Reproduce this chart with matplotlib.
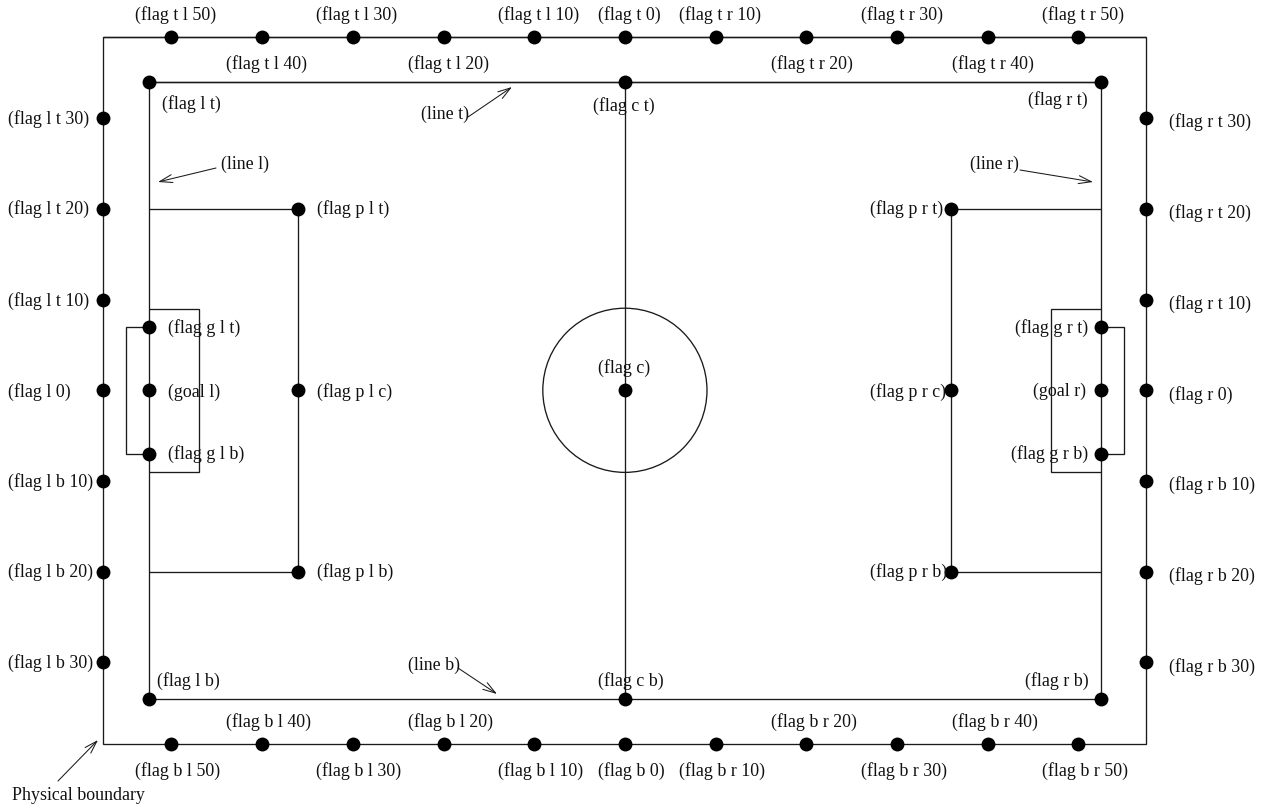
import matplotlib
matplotlib.use("Agg")
import matplotlib.pyplot as plt
from matplotlib.patches import Circle, FancyArrowPatch
from matplotlib.transforms import Affine2D

W, H = 1269, 807
SCALE = 9.07
CX, CY = 624.9, 390.3

# Field geometry in field units (y grows downward)
BOUND_X, BOUND_Y = 57.5, 39.0
LINE_X, LINE_Y = 52.5, 34.0
PEN_X, PEN_Y = 36.0, 20.0
GOAL_Y = 7.0
GOAL_BACK_X = 55.0
AREA_X, AREA_Y = 47.0, 9.0
CIRCLE_R = 9.05

# Flags
top_bottom_x = [-50, -40, -30, -20, -10, 0, 10, 20, 30, 40, 50]
side_y = [-30, -20, -10, 0, 10, 20, 30]
line_corners = [(-LINE_X, -LINE_Y), (0, -LINE_Y), (LINE_X, -LINE_Y),
                (-LINE_X, LINE_Y), (0, LINE_Y), (LINE_X, LINE_Y)]
penalty_y = [-PEN_Y, 0, PEN_Y]
goal_y = [-GOAL_Y, 0, GOAL_Y]

# Text labels: (text, left px, centre-y px)
labels = [
    ("(flag t l 50)", 135, 15), ("(flag t l 30)", 316, 15), ("(flag t l 10)", 498, 15),
    ("(flag t 0)", 598, 15), ("(flag t r 10)", 679, 15), ("(flag t r 30)", 861, 15),
    ("(flag t r 50)", 1042, 15),
    ("(flag t l 40)", 226, 64), ("(flag t l 20)", 408, 64),
    ("(flag t r 20)", 771, 64), ("(flag t r 40)", 952, 64),
    ("(flag l t 30)", 8, 119), ("(flag l t 20)", 8, 209), ("(flag l t 10)", 8, 301),
    ("(flag l 0)", 8, 392), ("(flag l b 10)", 8, 482), ("(flag l b 20)", 8, 572),
    ("(flag l b 30)", 8, 663),
    ("(flag r t 30)", 1169, 122), ("(flag r t 20)", 1169, 213), ("(flag r t 10)", 1169, 304),
    ("(flag r 0)", 1169, 395), ("(flag r b 10)", 1169, 485), ("(flag r b 20)", 1169, 576),
    ("(flag r b 30)", 1169, 667),
    ("(flag l t)", 162, 104), ("(flag c t)", 593, 106), ("(flag r t)", 1028, 100),
    ("(flag l b)", 157, 681), ("(flag c b)", 598, 681), ("(flag r b)", 1025, 681),
    ("(flag b l 40)", 226, 722), ("(flag b l 20)", 408, 722),
    ("(flag b r 20)", 771, 722), ("(flag b r 40)", 952, 722),
    ("(flag b l 50)", 135, 771), ("(flag b l 30)", 316, 771), ("(flag b l 10)", 498, 771),
    ("(flag b 0)", 598, 771), ("(flag b r 10)", 679, 771), ("(flag b r 30)", 861, 771),
    ("(flag b r 50)", 1042, 771),
    ("(line t)", 421, 114), ("(line l)", 221, 164), ("(line r)", 970, 164), ("(line b)", 408, 665),
    ("Physical boundary", 12, 796),
    ("(flag p l t)", 317, 209), ("(flag p l c)", 317, 392), ("(flag p l b)", 317, 572),
    ("(flag p r t)", 870, 209), ("(flag p r c)", 870, 392), ("(flag p r b)", 870, 572),
    ("(flag g l t)", 168, 328), ("(goal l)", 168, 392), ("(flag g l b)", 168, 454),
    ("(flag g r t)", 1015, 328), ("(goal r)", 1033, 391), ("(flag g r b)", 1011, 454),
    ("(flag c)", 598, 368),
]

# Arrows: (start px, tip px)
arrows = [
    ((468, 117), (512, 87)), ((216, 168), (158, 182)), ((1020, 170), (1093, 182)),
    ((458, 668), (497, 694)), ((58, 781), (98, 740)),
]

plt.rcParams["font.family"] = ["Liberation Serif", "DejaVu Serif"]
fig = plt.figure(figsize=(W / 100, H / 100), dpi=100, facecolor="white")
ax = fig.add_axes([0, 0, 1, 1])
ax.set_xlim(-CX / SCALE, (W - CX) / SCALE)
ax.set_ylim((H - CY) / SCALE, -CY / SCALE)
ax.axis("off")

LC = "#1a1a1a"
LW = 0.95
px = Affine2D().scale(1, -1).translate(0, H)


def seg(xs, ys):
    ax.plot(xs, ys, color=LC, lw=LW, solid_joinstyle="miter", solid_capstyle="butt", zorder=2)


# Boundary and pitch
seg([-BOUND_X, BOUND_X, BOUND_X, -BOUND_X, -BOUND_X, BOUND_X],
    [-BOUND_Y, -BOUND_Y, BOUND_Y, BOUND_Y, -BOUND_Y, -BOUND_Y])
seg([-LINE_X, LINE_X, LINE_X, -LINE_X, -LINE_X, LINE_X],
    [-LINE_Y, -LINE_Y, LINE_Y, LINE_Y, -LINE_Y, -LINE_Y])
seg([0, 0], [-LINE_Y, LINE_Y])
ax.add_patch(Circle((0, 0), CIRCLE_R, fill=False, ec=LC, lw=LW, zorder=2))

for s in (-1, 1):
    seg([s * LINE_X, s * PEN_X, s * PEN_X, s * LINE_X], [-PEN_Y, -PEN_Y, PEN_Y, PEN_Y])
    seg([s * LINE_X, s * AREA_X, s * AREA_X, s * LINE_X], [-AREA_Y, -AREA_Y, AREA_Y, AREA_Y])
    seg([s * LINE_X, s * GOAL_BACK_X, s * GOAL_BACK_X, s * LINE_X], [-GOAL_Y, -GOAL_Y, GOAL_Y, GOAL_Y])

# Flags
fx, fy = [], []
for s in (-1, 1):
    fx += top_bottom_x
    fy += [s * BOUND_Y] * len(top_bottom_x)
    fx += [s * BOUND_X] * len(side_y)
    fy += side_y
    fx += [s * PEN_X] * len(penalty_y)
    fy += penalty_y
    fx += [s * LINE_X] * len(goal_y)
    fy += goal_y
fx += [c[0] for c in line_corners] + [0]
fy += [c[1] for c in line_corners] + [0]
ax.plot(fx, fy, ls="none", marker="o", ms=10, color="black", mew=0, zorder=3)

# Labels
for txt, x, y in labels:
    ax.text(x, y, txt, transform=px, ha="left", va="center", fontsize=12.9, color="#111111", zorder=4)

# Arrows
for a, b in arrows:
    ax.add_patch(FancyArrowPatch(a, b, transform=px, arrowstyle="->,head_length=7,head_width=2.2",
                                 color=LC, lw=0.75, shrinkA=0, shrinkB=0, mutation_scale=1.3, zorder=2))

fig.savefig("out.png", dpi=100)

[Task]
All of the material above needs to be restated exactly, with no pictures.

[Output]
Reproduce this chart with matplotlib.
import matplotlib
matplotlib.use("Agg")
import matplotlib.pyplot as plt
from matplotlib.patches import Circle, FancyArrowPatch
from matplotlib.transforms import Affine2D

W, H = 1269, 807
SCALE = 9.07
CX, CY = 624.9, 390.3

# Field geometry in field units (y grows downward)
BOUND_X, BOUND_Y = 57.5, 39.0
LINE_X, LINE_Y = 52.5, 34.0
PEN_X, PEN_Y = 36.0, 20.0
GOAL_Y = 7.0
GOAL_BACK_X = 55.0
AREA_X, AREA_Y = 47.0, 9.0
CIRCLE_R = 9.05

# Flags
top_bottom_x = [-50, -40, -30, -20, -10, 0, 10, 20, 30, 40, 50]
side_y = [-30, -20, -10, 0, 10, 20, 30]
line_corners = [(-LINE_X, -LINE_Y), (0, -LINE_Y), (LINE_X, -LINE_Y),
                (-LINE_X, LINE_Y), (0, LINE_Y), (LINE_X, LINE_Y)]
penalty_y = [-PEN_Y, 0, PEN_Y]
goal_y = [-GOAL_Y, 0, GOAL_Y]

# Text labels: (text, left px, centre-y px)
labels = [
    ("(flag t l 50)", 135, 15), ("(flag t l 30)", 316, 15), ("(flag t l 10)", 498, 15),
    ("(flag t 0)", 598, 15), ("(flag t r 10)", 679, 15), ("(flag t r 30)", 861, 15),
    ("(flag t r 50)", 1042, 15),
    ("(flag t l 40)", 226, 64), ("(flag t l 20)", 408, 64),
    ("(flag t r 20)", 771, 64), ("(flag t r 40)", 952, 64),
    ("(flag l t 30)", 8, 119), ("(flag l t 20)", 8, 209), ("(flag l t 10)", 8, 301),
    ("(flag l 0)", 8, 392), ("(flag l b 10)", 8, 482), ("(flag l b 20)", 8, 572),
    ("(flag l b 30)", 8, 663),
    ("(flag r t 30)", 1169, 122), ("(flag r t 20)", 1169, 213), ("(flag r t 10)", 1169, 304),
    ("(flag r 0)", 1169, 395), ("(flag r b 10)", 1169, 485), ("(flag r b 20)", 1169, 576),
    ("(flag r b 30)", 1169, 667),
    ("(flag l t)", 162, 104), ("(flag c t)", 593, 106), ("(flag r t)", 1028, 100),
    ("(flag l b)", 157, 681), ("(flag c b)", 598, 681), ("(flag r b)", 1025, 681),
    ("(flag b l 40)", 226, 722), ("(flag b l 20)", 408, 722),
    ("(flag b r 20)", 771, 722), ("(flag b r 40)", 952, 722),
    ("(flag b l 50)", 135, 771), ("(flag b l 30)", 316, 771), ("(flag b l 10)", 498, 771),
    ("(flag b 0)", 598, 771), ("(flag b r 10)", 679, 771), ("(flag b r 30)", 861, 771),
    ("(flag b r 50)", 1042, 771),
    ("(line t)", 421, 114), ("(line l)", 221, 164), ("(line r)", 970, 164), ("(line b)", 408, 665),
    ("Physical boundary", 12, 796),
    ("(flag p l t)", 317, 209), ("(flag p l c)", 317, 392), ("(flag p l b)", 317, 572),
    ("(flag p r t)", 870, 209), ("(flag p r c)", 870, 392), ("(flag p r b)", 870, 572),
    ("(flag g l t)", 168, 328), ("(goal l)", 168, 392), ("(flag g l b)", 168, 454),
    ("(flag g r t)", 1015, 328), ("(goal r)", 1033, 391), ("(flag g r b)", 1011, 454),
    ("(flag c)", 598, 368),
]

# Arrows: (start px, tip px)
arrows = [
    ((468, 117), (512, 87)), ((216, 168), (158, 182)), ((1020, 170), (1093, 182)),
    ((458, 668), (497, 694)), ((58, 781), (98, 740)),
]

plt.rcParams["font.family"] = ["Liberation Serif", "DejaVu Serif"]
fig = plt.figure(figsize=(W / 100, H / 100), dpi=100, facecolor="white")
ax = fig.add_axes([0, 0, 1, 1])
ax.set_xlim(-CX / SCALE, (W - CX) / SCALE)
ax.set_ylim((H - CY) / SCALE, -CY / SCALE)
ax.axis("off")

LC = "#1a1a1a"
LW = 0.95
px = Affine2D().scale(1, -1).translate(0, H)


def seg(xs, ys):
    ax.plot(xs, ys, color=LC, lw=LW, solid_joinstyle="miter", solid_capstyle="butt", zorder=2)


# Boundary and pitch
seg([-BOUND_X, BOUND_X, BOUND_X, -BOUND_X, -BOUND_X, BOUND_X],
    [-BOUND_Y, -BOUND_Y, BOUND_Y, BOUND_Y, -BOUND_Y, -BOUND_Y])
seg([-LINE_X, LINE_X, LINE_X, -LINE_X, -LINE_X, LINE_X],
    [-LINE_Y, -LINE_Y, LINE_Y, LINE_Y, -LINE_Y, -LINE_Y])
seg([0, 0], [-LINE_Y, LINE_Y])
ax.add_patch(Circle((0, 0), CIRCLE_R, fill=False, ec=LC, lw=LW, zorder=2))

for s in (-1, 1):
    seg([s * LINE_X, s * PEN_X, s * PEN_X, s * LINE_X], [-PEN_Y, -PEN_Y, PEN_Y, PEN_Y])
    seg([s * LINE_X, s * AREA_X, s * AREA_X, s * LINE_X], [-AREA_Y, -AREA_Y, AREA_Y, AREA_Y])
    seg([s * LINE_X, s * GOAL_BACK_X, s * GOAL_BACK_X, s * LINE_X], [-GOAL_Y, -GOAL_Y, GOAL_Y, GOAL_Y])

# Flags
fx, fy = [], []
for s in (-1, 1):
    fx += top_bottom_x
    fy += [s * BOUND_Y] * len(top_bottom_x)
    fx += [s * BOUND_X] * len(side_y)
    fy += side_y
    fx += [s * PEN_X] * len(penalty_y)
    fy += penalty_y
    fx += [s * LINE_X] * len(goal_y)
    fy += goal_y
fx += [c[0] for c in line_corners] + [0]
fy += [c[1] for c in line_corners] + [0]
ax.plot(fx, fy, ls="none", marker="o", ms=10, color="black", mew=0, zorder=3)

# Labels
for txt, x, y in labels:
    ax.text(x, y, txt, transform=px, ha="left", va="center", fontsize=12.9, color="#111111", zorder=4)

# Arrows
for a, b in arrows:
    ax.add_patch(FancyArrowPatch(a, b, transform=px, arrowstyle="->,head_length=7,head_width=2.2",
                                 color=LC, lw=0.75, shrinkA=0, shrinkB=0, mutation_scale=1.3, zorder=2))

fig.savefig("out.png", dpi=100)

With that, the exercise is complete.